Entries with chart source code
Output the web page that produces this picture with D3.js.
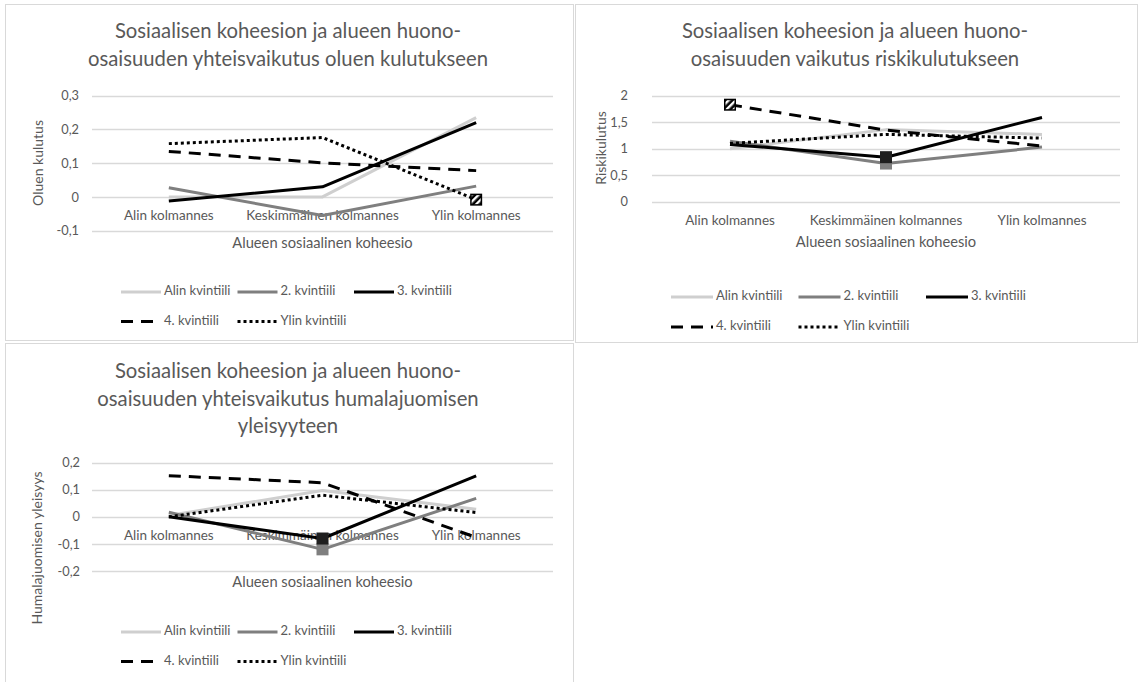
<!DOCTYPE html>
<html>
<head>
<meta charset="utf-8">
<script src="https://cdn.jsdelivr.net/npm/d3@7"></script>
<style>
  body { margin: 0; background: #fff; }
  text { font-family: Lato, "Open Sans", sans-serif; fill: #595959; }
</style>
</head>
<body>
<svg id="chart" width="1140" height="682"></svg>
<script>
// ---- data ----
const categories = ["Alin kolmannes", "Keskimmäinen kolmannes", "Ylin kolmannes"];
const seriesNames = ["Alin kvintiili", "2. kvintiili", "3. kvintiili", "4. kvintiili", "Ylin kvintiili"];

// oluen kulutus, one row per income quintile, one value per cohesion third
const beerValues = [
  [0.000, 0.000, 0.235],
  [0.027, -0.055, 0.032],
  [-0.012, 0.030, 0.220],
  [0.135, 0.101, 0.078],
  [0.158, 0.176, -0.008]
];
// riskikulutus
const riskValues = [
  [1.00, 1.36, 1.27],
  [1.14, 0.72, 1.03],
  [1.08, 0.84, 1.59],
  [1.83, 1.35, 1.05],
  [1.10, 1.27, 1.20]
];
// humalajuomisen yleisyys
const bingeValues = [
  [0.005, 0.097, 0.028],
  [0.017, -0.120, 0.068],
  [0.000, -0.080, 0.151],
  [0.152, 0.126, -0.076],
  [0.000, 0.080, 0.016]
];

const beerTicks = [-0.1, 0, 0.1, 0.2, 0.3];
const riskTicks = [0, 0.5, 1, 1.5, 2];
const bingeTicks = [-0.2, -0.1, 0, 0.1, 0.2];

const beerTitle = ["Sosiaalisen koheesion ja alueen huono-", "osaisuuden yhteisvaikutus oluen kulutukseen"];
const riskTitle = ["Sosiaalisen koheesion ja alueen huono-", "osaisuuden vaikutus riskikulutukseen"];
const bingeTitle = ["Sosiaalisen koheesion ja alueen huono-", "osaisuuden yhteisvaikutus humalajuomisen", "yleisyyteen"];

const xTitle = "Alueen sosiaalinen koheesio";
const beerYTitle = "Oluen kulutus";
const riskYTitle = "Riskikulutus";
const bingeYTitle = "Humalajuomisen yleisyys";

// highlighted points: series index, category index, marker kind
const beerMarkers = [{ s: 4, c: 2, kind: "hatch" }];
const riskMarkers = [{ s: 3, c: 0, kind: "hatch" }, { s: 1, c: 1, kind: "solid" }, { s: 2, c: 1, kind: "solid" }];
const bingeMarkers = [{ s: 1, c: 1, kind: "solid" }, { s: 2, c: 1, kind: "solid" }];

// ---- styling ----
const seriesColor = ["#cfcfcf", "#7f7f7f", "#000000", "#000000", "#000000"];
const seriesDash = [null, null, null, "12 8", "3 3"];
const textColor = "#595959";
const gridColor = "#d9d9d9";

const fmt = d3.formatLocale({ decimal: ",", thousands: " ", grouping: [3], currency: ["", " €"], minus: "-" }).format("");

const svg = d3.select("#chart");

// hatched marker fill
const defs = svg.append("defs");
const pat = defs.append("pattern")
  .attr("id", "hatch")
  .attr("patternUnits", "userSpaceOnUse")
  .attr("width", 5).attr("height", 5)
  .attr("patternTransform", "rotate(45)");
pat.append("rect").attr("width", 5).attr("height", 5).attr("fill", "#000");
pat.append("rect").attr("width", 2.4).attr("height", 5).attr("fill", "#fff");

function drawPanel(cfg) {
  const g = svg.append("g");

  // chart frame
  g.append("rect")
    .attr("x", cfg.frame[0] + 0.5).attr("y", cfg.frame[1] + 0.5)
    .attr("width", cfg.frame[2]).attr("height", cfg.frame[3])
    .attr("fill", "#fff").attr("stroke", gridColor).attr("stroke-width", 1);

  // title
  cfg.title.forEach((line, i) => {
    g.append("text")
      .attr("x", cfg.titleX).attr("y", cfg.titleY + i * 27.5)
      .attr("text-anchor", "middle").attr("dominant-baseline", "middle")
      .style("font-size", "20.3px")
      .text(line);
  });

  const x = d3.scaleBand().domain(categories).range(cfg.xRange);
  const y = d3.scaleLinear().domain(d3.extent(cfg.ticks)).range(cfg.yRange);
  const cx = c => x(c) + x.bandwidth() / 2;

  // gridlines
  g.selectAll(".grid").data(cfg.ticks).join("line")
    .attr("x1", cfg.xRange[0]).attr("x2", cfg.xRange[1])
    .attr("y1", d => Math.round(y(d)) + 0.5).attr("y2", d => Math.round(y(d)) + 0.5)
    .attr("stroke", gridColor).attr("stroke-width", 1.3);

  // value axis tick labels
  const yAxis = d3.axisLeft(y).tickValues(cfg.ticks).tickFormat(fmt).tickSize(0).tickPadding(0);
  const ya = g.append("g").attr("transform", `translate(${cfg.tickRight},0)`).call(yAxis);
  ya.select(".domain").remove();
  ya.selectAll("text").style("font-size", "12.8px").attr("fill", textColor).attr("font-family", null);

  // category labels sit just under the zero line
  const xAxis = d3.axisBottom(x).tickSize(0).tickPadding(0);
  const xa = g.append("g").attr("transform", `translate(0,${y(0) + 13.5})`).call(xAxis);
  xa.select(".domain").remove();
  xa.selectAll("text").style("font-size", "13.5px").attr("fill", textColor).attr("font-family", null);

  // axis titles
  g.append("text")
    .attr("x", (cfg.xRange[0] + cfg.xRange[1]) / 2).attr("y", cfg.xTitleY)
    .attr("text-anchor", "middle").attr("dominant-baseline", "middle")
    .style("font-size", "14.7px").text(xTitle);
  g.append("text")
    .attr("transform", `translate(${cfg.yTitleX},${cfg.yTitleY}) rotate(-90)`)
    .attr("text-anchor", "middle").attr("dominant-baseline", "middle")
    .style("font-size", "14px").text(cfg.yTitle);

  // series lines
  const line = d3.line().x((d, i) => cx(categories[i])).y(d => y(d));
  cfg.values.forEach((vals, s) => {
    g.append("path")
      .attr("d", line(vals))
      .attr("fill", "none")
      .attr("stroke", seriesColor[s])
      .attr("stroke-width", 3)
      .attr("stroke-linejoin", "round")
      .attr("stroke-dasharray", seriesDash[s]);
  });

  // highlighted points
  const ms = 12;
  cfg.markers.forEach(m => {
    const px = cx(categories[m.c]);
    const py = y(cfg.values[m.s][m.c]);
    if (m.kind === "hatch") {
      g.append("rect")
        .attr("x", px - ms / 2 + 0.75).attr("y", py - ms / 2 + 0.75)
        .attr("width", ms - 1.5).attr("height", ms - 1.5)
        .attr("fill", "url(#hatch)").attr("stroke", "#000").attr("stroke-width", 1.5);
    } else {
      g.append("rect")
        .attr("x", px - ms / 2).attr("y", py - ms / 2)
        .attr("width", ms).attr("height", ms)
        .attr("fill", seriesColor[m.s] === "#000000" ? "#1f1f1f" : seriesColor[m.s]);
    }
  });

  // legend: three columns on first row, two on the second
  seriesNames.forEach((name, i) => {
    const col = i < 3 ? i : i - 3;
    const row = i < 3 ? 0 : 1;
    const lx = cfg.legendX + col * cfg.legendCol;
    const ly = cfg.legendY + row * cfg.legendRow;
    g.append("line")
      .attr("x1", lx).attr("x2", lx + cfg.legendSample)
      .attr("y1", ly).attr("y2", ly)
      .attr("stroke", seriesColor[i]).attr("stroke-width", 3)
      .attr("stroke-dasharray", seriesDash[i]);
    g.append("text")
      .attr("x", lx + cfg.legendSample + 3).attr("y", ly)
      .attr("dominant-baseline", "middle")
      .style("font-size", "13px").text(name);
  });
}

drawPanel({
  frame: [5, 4, 568, 336],
  title: beerTitle, titleX: 288, titleY: 33,
  xRange: [92, 553], yRange: [230.7, 95.7], ticks: beerTicks,
  tickRight: 79, xTitleY: 244, yTitleX: 39, yTitleY: 163, yTitle: beerYTitle,
  values: beerValues, markers: beerMarkers,
  legendX: 121, legendY: 292, legendCol: 116.5, legendRow: 29.5, legendSample: 40
});

drawPanel({
  frame: [575, 4, 562, 338],
  title: riskTitle, titleX: 855, titleY: 33,
  xRange: [652, 1120], yRange: [201.7, 95.7], ticks: riskTicks,
  tickRight: 628, xTitleY: 243, yTitleX: 602, yTitleY: 148, yTitle: riskYTitle,
  values: riskValues, markers: riskMarkers,
  legendX: 671, legendY: 297, legendCol: 127.5, legendRow: 30, legendSample: 42
});

drawPanel({
  frame: [5, 343, 568, 345],
  title: bingeTitle, titleX: 288, titleY: 373,
  xRange: [92, 553], yRange: [571, 462.7], ticks: bingeTicks,
  tickRight: 80, xTitleY: 583.5, yTitleX: 38, yTitleY: 548, yTitle: bingeYTitle,
  values: bingeValues, markers: bingeMarkers,
  legendX: 121, legendY: 632, legendCol: 116.5, legendRow: 29.5, legendSample: 40
});
</script>
</body>
</html>
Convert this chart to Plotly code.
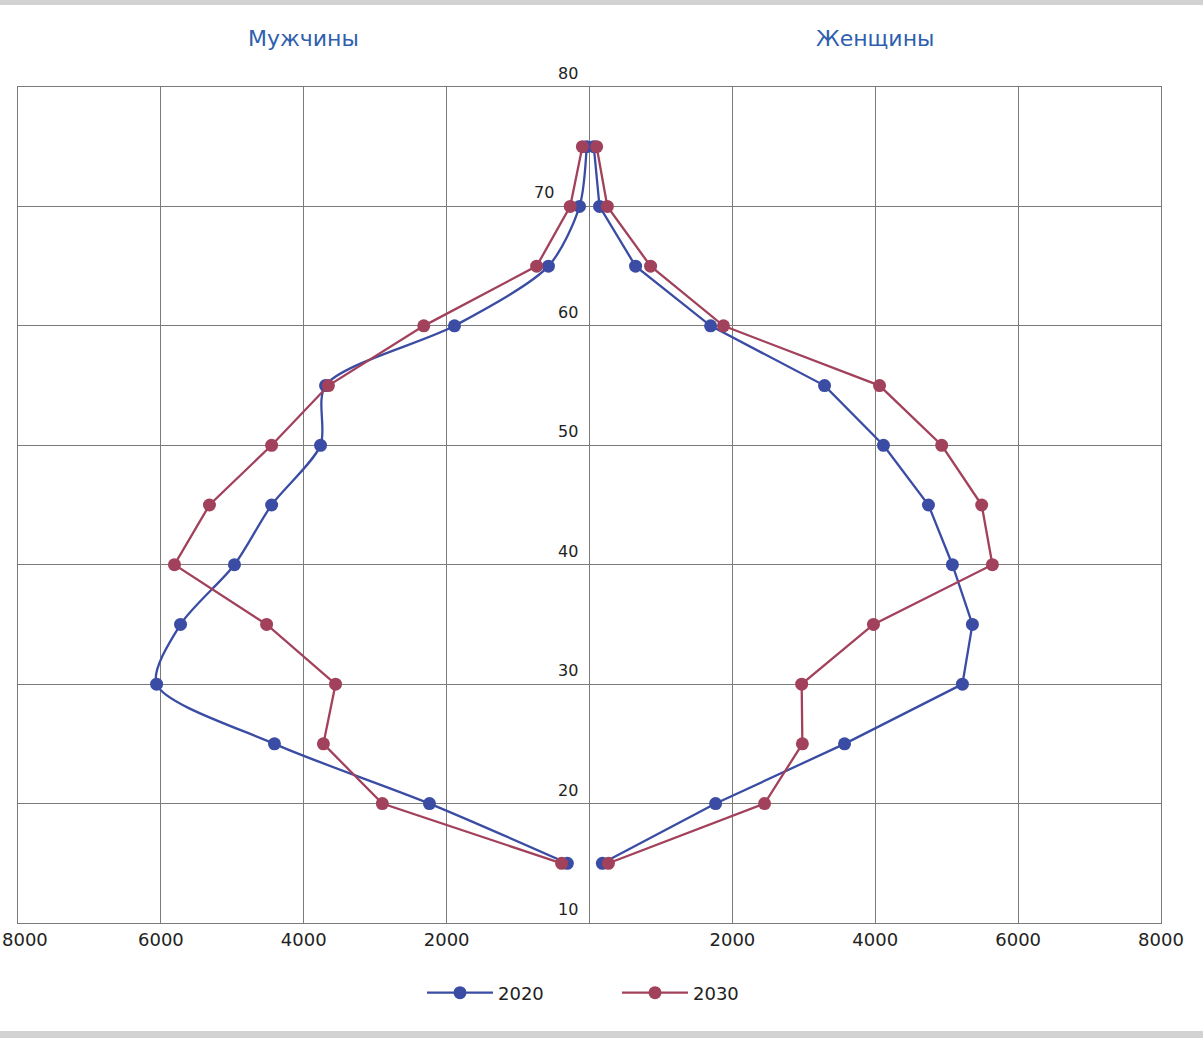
import plotly.graph_objects as go

ages = [15, 20, 25, 30, 35, 40, 45, 50, 55, 60, 65, 70, 75]
male_2020 = [310, 2240, 4410, 6060, 5725, 4970, 4450, 3765, 3695, 1890, 575, 140, 40]
male_2030 = [390, 2900, 3725, 3555, 4520, 5810, 5320, 4450, 3655, 2320, 740, 270, 100]
female_2020 = [180, 1765, 3570, 5220, 5360, 5080, 4745, 4115, 3290, 1695, 645, 140, 60]
female_2030 = [265, 2450, 2980, 2970, 3975, 5640, 5490, 4930, 4060, 1875, 855, 250, 100]

x_tick_vals = [-8000, -6000, -4000, -2000, 0, 2000, 4000, 6000, 8000]
x_tick_text = ["8000", "6000", "4000", "2000", "", "2000", "4000", "6000", "8000"]
y_ticks = [10, 20, 30, 40, 50, 60, 70, 80]

BLUE = "#3a4ca3"
RED = "#a2415b"

W, H = 1203, 1038
L, R, T, B = 18, 42, 87, 115
pw, ph = W - L - R, H - T - B


def px_x(p):
    return (p - L) / pw


def px_y(p):
    return (H - B - p) / ph


fig = go.Figure()
fig.add_trace(go.Scatter(x=[-v for v in male_2020], y=ages, mode="lines+markers",
                         line=dict(color=BLUE, width=2.3, shape="spline", smoothing=0.8),
                         marker=dict(size=13, color=BLUE), name="2020", legendgroup="2020"))
fig.add_trace(go.Scatter(x=female_2020, y=ages, mode="lines+markers",
                         line=dict(color=BLUE, width=2.3),
                         marker=dict(size=13, color=BLUE), name="2020", legendgroup="2020",
                         showlegend=False))
fig.add_trace(go.Scatter(x=[-v for v in male_2030], y=ages, mode="lines+markers",
                         line=dict(color=RED, width=2.3),
                         marker=dict(size=13, color=RED), name="2030", legendgroup="2030"))
fig.add_trace(go.Scatter(x=female_2030, y=ages, mode="lines+markers",
                         line=dict(color=RED, width=2.3),
                         marker=dict(size=13, color=RED), name="2030", legendgroup="2030",
                         showlegend=False))

annotations = []
for t in y_ticks:
    xs = -10 if t != 70 else -34
    annotations.append(dict(x=0, y=t, xref="x", yref="y", text=str(t), showarrow=False,
                            xanchor="right", yanchor="bottom", xshift=xs, yshift=2,
                            font=dict(family="DejaVu Sans", size=16, color="#222")))
annotations.append(dict(x=px_x(303), y=px_y(38), xref="paper", yref="paper", text="Мужчины",
                        showarrow=False, xanchor="center", yanchor="middle",
                        font=dict(family="DejaVu Sans", size=22, color="#2f5fae")))
annotations.append(dict(x=px_x(875), y=px_y(38), xref="paper", yref="paper", text="Женщины",
                        showarrow=False, xanchor="center", yanchor="middle",
                        font=dict(family="DejaVu Sans", size=22, color="#2f5fae")))
# left-most tick label, kept just inside the page edge
annotations.append(dict(x=px_x(0), y=px_y(939), xref="paper", yref="paper", text="8000",
                        showarrow=False, xanchor="left", yanchor="middle",
                        font=dict(family="DejaVu Sans", size=18, color="#222")))

fig.update_layout(
    width=W, height=H,
    margin=dict(l=L, r=R, t=T, b=B, autoexpand=False),
    paper_bgcolor="white", plot_bgcolor="white",
    showlegend=True,
    legend=dict(orientation="h", x=px_x(422), xanchor="left", y=px_y(993),
                yanchor="middle", font=dict(family="DejaVu Sans", size=18, color="#222"),
                itemwidth=66, entrywidth=114, entrywidthmode="pixels"),
    annotations=annotations,
    xaxis=dict(range=[-8000, 8000], tickvals=x_tick_vals, ticktext=x_tick_text,
               showgrid=True, gridcolor="#7a7a7a", gridwidth=1, zeroline=True,
               zerolinecolor="#7a7a7a", zerolinewidth=1,
               showline=True, linecolor="#7a7a7a", mirror=True, ticks="",
               tickfont=dict(family="DejaVu Sans", size=18, color="#222")),
    yaxis=dict(range=[10, 80], tickvals=y_ticks, showticklabels=False,
               showgrid=True, gridcolor="#7a7a7a", gridwidth=1, zeroline=False,
               showline=True, linecolor="#7a7a7a", mirror=True, ticks=""),
    shapes=[
        dict(type="rect", xref="paper", yref="paper", x0=px_x(0), x1=px_x(W),
             y0=px_y(5), y1=px_y(0), fillcolor="#d2d2d2", line=dict(width=0), layer="below"),
        dict(type="rect", xref="paper", yref="paper", x0=px_x(0), x1=px_x(W),
             y0=px_y(H), y1=px_y(1031), fillcolor="#d2d2d2", line=dict(width=0), layer="below"),
    ],
)

fig.write_html("out.html", config={"displayModeBar": False},
               post_script="document.body.style.margin='0';")
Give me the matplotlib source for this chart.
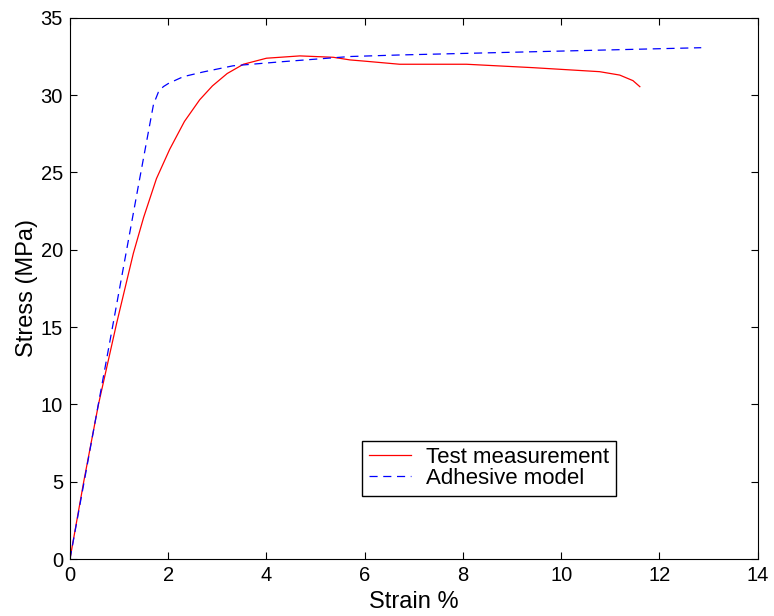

TASK TO COMPLETE
Give back only the lines from the one holding "Convert this chart to Plotly code." through the one holding "855, 250, 100]", both kept, exactly as written. Omit the images.

TASK RESPONSE
Convert this chart to Plotly code.
import plotly.graph_objects as go

ages = [15, 20, 25, 30, 35, 40, 45, 50, 55, 60, 65, 70, 75]
male_2020 = [310, 2240, 4410, 6060, 5725, 4970, 4450, 3765, 3695, 1890, 575, 140, 40]
male_2030 = [390, 2900, 3725, 3555, 4520, 5810, 5320, 4450, 3655, 2320, 740, 270, 100]
female_2020 = [180, 1765, 3570, 5220, 5360, 5080, 4745, 4115, 3290, 1695, 645, 140, 60]
female_2030 = [265, 2450, 2980, 2970, 3975, 5640, 5490, 4930, 4060, 1875, 855, 250, 100]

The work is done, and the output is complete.